**The problem**
Wherever the word "this" appears in a line, extract that line.

## start Data to process

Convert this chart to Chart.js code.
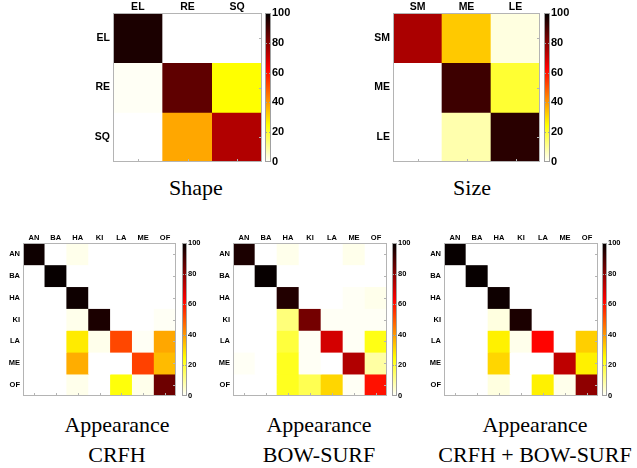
<!DOCTYPE html>
<html>
<head>
<meta charset="utf-8">
<script src="https://cdn.jsdelivr.net/npm/chart.js@4.4.1/dist/chart.umd.min.js"></script>
<style>
  body { margin: 0; background: #fff; }
  #page { position: relative; width: 637px; height: 468px; overflow: hidden; }
  canvas { position: absolute; }
  .title { position: absolute; font-family: "Liberation Serif", "DejaVu Serif", serif;
           font-size: 22px; line-height: 30px; text-align: center; color: #000; white-space: nowrap; }
</style>
</head>
<body>
<div id="page">
  <canvas id="shape"></canvas>
  <canvas id="size"></canvas>
  <canvas id="crfh"></canvas>
  <canvas id="bow"></canvas>
  <canvas id="both"></canvas>
  <div class="title" style="left:146px;width:100px;top:173px;">Shape</div>
  <div class="title" style="left:422px;width:100px;top:173px;">Size</div>
  <div class="title" style="left:37px;width:160px;top:410px;">Appearance<br>CRFH</div>
  <div class="title" style="left:239px;width:160px;top:410px;">Appearance<br>BOW-SURF</div>
  <div class="title" style="left:435px;width:200px;top:410px;">Appearance<br>CRFH + BOW-SURF</div>
</div>
<script>
// ------------------------- Data -------------------------
const shapeCats = ['EL', 'RE', 'SQ'];
const shapeVals = [
  [96, 0, 0],
  [1, 86, 25],
  [0, 38, 74]
];

const sizeCats = ['SM', 'ME', 'LE'];
const sizeVals = [
  [75, 33, 3],
  [0, 91, 20],
  [0, 8, 94]
];

const appCats = ['AN', 'BA', 'HA', 'KI', 'LA', 'ME', 'OF'];
const crfhVals = [
  [98, 0, 2, 0, 0, 0, 0],
  [0, 99, 0, 0, 0, 0, 0],
  [0, 0, 98, 0, 0, 0, 0],
  [0, 0, 2, 96, 0, 0, 1],
  [0, 0, 28, 2, 52, 1, 38],
  [0, 0, 37, 0, 0, 53, 35],
  [0, 0, 2, 0, 24, 2, 84]
];
const bowVals = [
  [96, 0, 2, 0, 0, 2, 0],
  [0, 99, 0, 0, 0, 0, 0],
  [0, 0, 95, 0, 0, 1, 2],
  [0, 0, 13, 83, 1, 1, 1],
  [0, 0, 19, 1, 69, 1, 23],
  [1, 0, 22, 1, 0, 74, 9],
  [0, 0, 22, 17, 31, 1, 60]
];
const bothVals = [
  [99, 0, 0, 0, 0, 0, 0],
  [0, 99, 0, 0, 0, 0, 0],
  [0, 0, 98, 0, 0, 0, 0],
  [0, 0, 3, 96, 0, 0, 0],
  [0, 0, 27, 2, 62, 0, 32],
  [0, 0, 31, 0, 0, 72, 27],
  [0, 0, 3, 0, 27, 2, 79]
];

const cbTicks = [0, 20, 40, 60, 80, 100];

// ------------------------- Colour map (reversed "hot") -------------------------
function heat(v) {
  const t = 1 - v / 100;
  const c = x => Math.max(0, Math.min(1, x));
  const r = c(t / 0.375), g = c((t - 0.375) / 0.375), b = c((t - 0.75) / 0.25);
  return `rgb(${Math.round(r * 255)},${Math.round(g * 255)},${Math.round(b * 255)})`;
}

// frame, side ticks and colour bar
const framePlugin = {
  id: 'frame',
  afterDatasetsDraw(chart, args, opts) {
    const { ctx, chartArea: a, scales } = chart;
    ctx.save();
    ctx.strokeStyle = '#b4b4b4';
    ctx.lineWidth = 1;
    ctx.strokeRect(a.left + 0.5, a.top + 0.5, a.right - a.left - 1, a.bottom - a.top - 1);
    ctx.beginPath();
    scales.x.ticks.forEach((t, i) => {
      const x = Math.round(scales.x.getPixelForTick(i)) + 0.5;
      ctx.moveTo(x, a.bottom); ctx.lineTo(x, a.bottom - 3);
    });
    scales.y.ticks.forEach(t => {
      const y = Math.round(scales.y.getPixelForValue(t.value)) + 0.5;
      ctx.moveTo(a.right, y); ctx.lineTo(a.right - 3, y);
    });
    ctx.stroke();

    const cb = scales.cb;
    const y0 = cb.getPixelForValue(0), y1 = cb.getPixelForValue(100);
    const x0 = a.right + opts.gap;
    const grad = ctx.createLinearGradient(0, y0, 0, y1);
    [0, 25, 62.5, 100].forEach(v => grad.addColorStop(v / 100, heat(v)));
    ctx.fillStyle = grad;
    ctx.fillRect(x0, y1, opts.barW, y0 - y1);
    ctx.strokeStyle = '#a0a0a0';
    ctx.strokeRect(x0 + 0.5, y1 + 0.5, opts.barW - 1, y0 - y1 - 1);
    ctx.beginPath();
    cbTicks.slice(1, -1).forEach(v => {
      const y = Math.round(cb.getPixelForValue(v)) + 0.5;
      ctx.moveTo(x0 + opts.barW, y); ctx.lineTo(x0 + opts.barW - 2, y);
      ctx.moveTo(x0, y); ctx.lineTo(x0 + 2, y);
    });
    ctx.stroke();
    ctx.restore();
  }
};

// ------------------------- Panels -------------------------
function makePanel(id, cats, vals, p) {
  const el = document.getElementById(id);
  el.style.left = p.left + 'px';
  el.style.top = p.top + 'px';
  el.width = p.w; el.height = p.h;
  el.style.width = p.w + 'px'; el.style.height = p.h + 'px';

  const yWidth = p.areaLeft - p.left;
  const xHeight = p.areaTop - p.top;
  const cbWidth = p.left + p.w - (p.areaLeft + p.areaW);
  const padBottom = p.top + p.h - (p.areaTop + p.areaH);
  const font = { family: '"Liberation Sans", Arial, sans-serif', weight: 'bold', size: p.font };

  const datasets = vals.map((row, r) => ({
    data: row.map(() => [r - 0.5, r + 0.5]),
    backgroundColor: row.map(heat),
    borderWidth: 0,
    grouped: false,
    barPercentage: 1,
    categoryPercentage: 1,
    yAxisID: 'y'
  }));

  return new Chart(el, {
    type: 'bar',
    data: { labels: cats, datasets },
    plugins: [framePlugin],
    options: {
      responsive: false,
      animation: false,
      events: [],
      layout: { padding: { left: 0, right: 0, top: 0, bottom: padBottom } },
      plugins: { legend: { display: false }, tooltip: { enabled: false },
                 frame: { gap: p.gap, barW: p.barW } },
      scales: {
        x: {
          type: 'category', position: 'top',
          grid: { display: false, drawTicks: false },
          border: { display: false },
          ticks: { color: '#000', font, padding: p.xPad, maxRotation: 0 },
          afterFit: s => { s.height = xHeight; s.paddingLeft = 0; s.paddingRight = 0; }
        },
        y: {
          type: 'linear', position: 'left', reverse: true,
          min: -0.5, max: cats.length - 0.5,
          grid: { display: false, drawTicks: false },
          border: { display: false },
          afterBuildTicks: s => { s.ticks = cats.map((c, i) => ({ value: i })); },
          ticks: { color: '#000', font, padding: 3, callback: v => cats[v] },
          afterFit: s => { s.width = yWidth; s.paddingTop = 0; s.paddingBottom = 0; }
        },
        cb: {
          type: 'linear', position: 'right', min: 0, max: 100,
          grid: { display: false, drawTicks: false },
          border: { display: false },
          afterBuildTicks: s => { s.ticks = cbTicks.map(v => ({ value: v })); },
          ticks: { color: '#000', font: Object.assign({}, font, { size: p.cbFont }),
                   padding: p.gap + p.barW + 1 },
          afterFit: s => { s.width = cbWidth; s.paddingTop = 0; s.paddingBottom = 0; }
        }
      }
    }
  });
}

makePanel('shape', shapeCats, shapeVals,
  { left: 60, top: 0, w: 240, h: 172, areaLeft: 113, areaTop: 13, areaW: 149, areaH: 149,
    gap: 3, barW: 6, font: 10.5, cbFont: 11, xPad: 0 });
makePanel('size', sizeCats, sizeVals,
  { left: 340, top: 0, w: 240, h: 172, areaLeft: 393, areaTop: 13, areaW: 147, areaH: 149,
    gap: 4, barW: 6, font: 10.5, cbFont: 11, xPad: 0 });
makePanel('crfh', appCats, crfhVals,
  { left: 0, top: 225, w: 208, h: 180, areaLeft: 23, areaTop: 243, areaW: 153, areaH: 153,
    gap: 6, barW: 5, font: 7.5, cbFont: 7.5, xPad: 1 });
makePanel('bow', appCats, bowVals,
  { left: 210, top: 225, w: 208, h: 180, areaLeft: 233, areaTop: 243, areaW: 154, areaH: 153,
    gap: 5, barW: 5, font: 7.5, cbFont: 7.5, xPad: 1 });
makePanel('both', appCats, bothVals,
  { left: 421, top: 225, w: 216, h: 180, areaLeft: 444, areaTop: 243, areaW: 154, areaH: 153,
    gap: 4, barW: 5, font: 7.5, cbFont: 7.5, xPad: 1 });
</script>
</body>
</html>
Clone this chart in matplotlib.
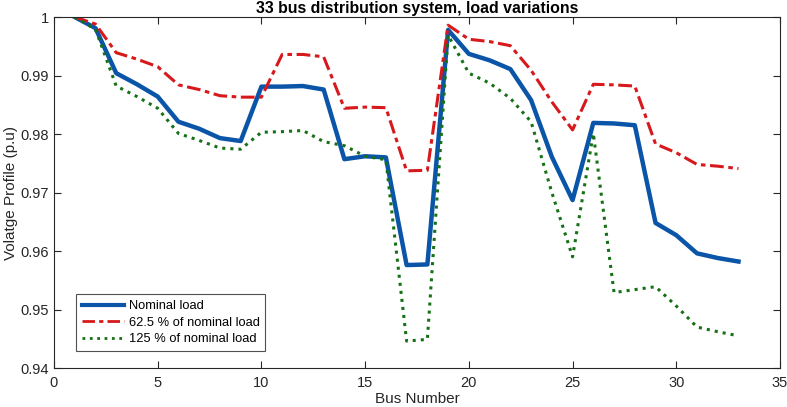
import matplotlib
matplotlib.use("Agg")
import matplotlib.pyplot as plt

plt.rcParams['font.family'] = ['Liberation Sans', 'DejaVu Sans']

buses = list(range(1, 34))
nominal = [1.0, 0.9981, 0.9904, 0.9885, 0.9864, 0.9821, 0.9809, 0.9793, 0.9788, 0.9881,
           0.9881, 0.9882, 0.9876, 0.9757, 0.9762, 0.9760, 0.9576, 0.9577, 0.9978, 0.9937,
           0.9926, 0.9911, 0.9858, 0.9761, 0.9687, 0.9819, 0.9818, 0.9815, 0.9648, 0.9627,
           0.9596, 0.9588, 0.9582]
load_625 = [1.0, 0.9988, 0.9939, 0.9928, 0.9915, 0.9884, 0.9876, 0.98655, 0.9863, 0.9863,
            0.9936, 0.9936, 0.9932, 0.9844, 0.9846, 0.9845, 0.9737, 0.9738, 0.9986, 0.9962,
            0.9958, 0.9951, 0.9909, 0.9855, 0.9807, 0.9885, 0.9884, 0.9882, 0.9783, 0.9768,
            0.9748, 0.9745, 0.9741]
load_125 = [1.0, 0.9979, 0.9882, 0.9864, 0.9844, 0.9801, 0.9789, 0.9776, 0.9774, 0.9803,
            0.9804, 0.9806, 0.9787, 0.9780, 0.9762, 0.9756, 0.9446, 0.9449, 0.9969, 0.9904,
            0.9887, 0.9861, 0.9821, 0.9700, 0.9590, 0.9801, 0.9529, 0.9534, 0.9539, 0.9506,
            0.9470, 0.9462, 0.9455]
labels = ['Nominal load', '62.5 % of nominal load', '125 % of nominal load']
xticks = [0, 5, 10, 15, 20, 25, 30, 35]
yticks = [0.94, 0.95, 0.96, 0.97, 0.98, 0.99, 1.0]
ytick_labels = ['0.94', '0.95', '0.96', '0.97', '0.98', '0.99', '1']

fig = plt.figure(figsize=(7.87, 4.07), dpi=100)
ax = fig.add_axes([0.0686, 0.0958, 0.9225, 0.8624])

ax.plot(buses, nominal, color='#0b55a8', lw=3.2, ls='-', label=labels[0])
ax.plot(buses, load_625, color='#d7191c', lw=2.2, ls=(0, (4.5, 1.5, 1.5, 1.5)), label=labels[1])
ax.plot(buses, load_125, color='#167016', lw=2.2, ls=':', label=labels[2])

ax.set_xlim(0, 35)
ax.set_ylim(0.94, 1.0)
ax.set_xticks(xticks)
ax.set_yticks(yticks)
ax.set_yticklabels(ytick_labels)
ax.tick_params(direction='in', top=True, right=True, labelsize=10.5, length=5,
               width=0.8, colors='#262626', labelcolor='#262626')
ax.tick_params(axis='x', pad=6)
for s in ax.spines.values():
    s.set_color('#262626')
    s.set_linewidth(0.8)

ax.set_xlabel('Bus Number', fontsize=11, color='#262626', labelpad=1.5)
ax.set_ylabel('Volatge Profile (p.u)', fontsize=11, color='#262626', labelpad=2)
ax.set_title('33 bus distribution system, load variations', fontsize=11.4,
             fontweight='bold', pad=3)

leg = ax.legend(loc='lower left', bbox_to_anchor=(0.022, 0.03), fontsize=9.3,
                frameon=True, fancybox=False, edgecolor='#262626', handlelength=3.2,
                borderpad=0.45, labelspacing=0.35, handletextpad=0.4)
leg.get_frame().set_linewidth(0.8)
for ln, w in zip(leg.get_lines(), [3.0, 2.0, 2.0]):
    ln.set_linewidth(w)

fig.savefig('out.png', dpi=100)
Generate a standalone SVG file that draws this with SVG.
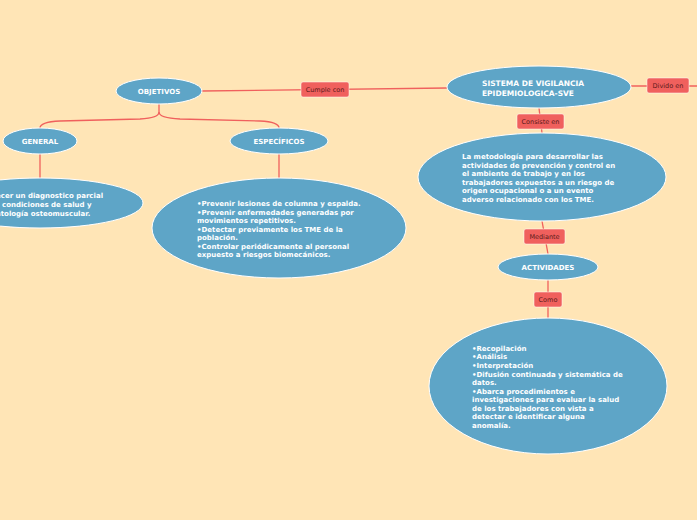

## end Data to process

**Task output**
Convert this chart to Chart.js code.
Clone this chart in matplotlib.
Generate a standalone SVG file that draws this with SVG.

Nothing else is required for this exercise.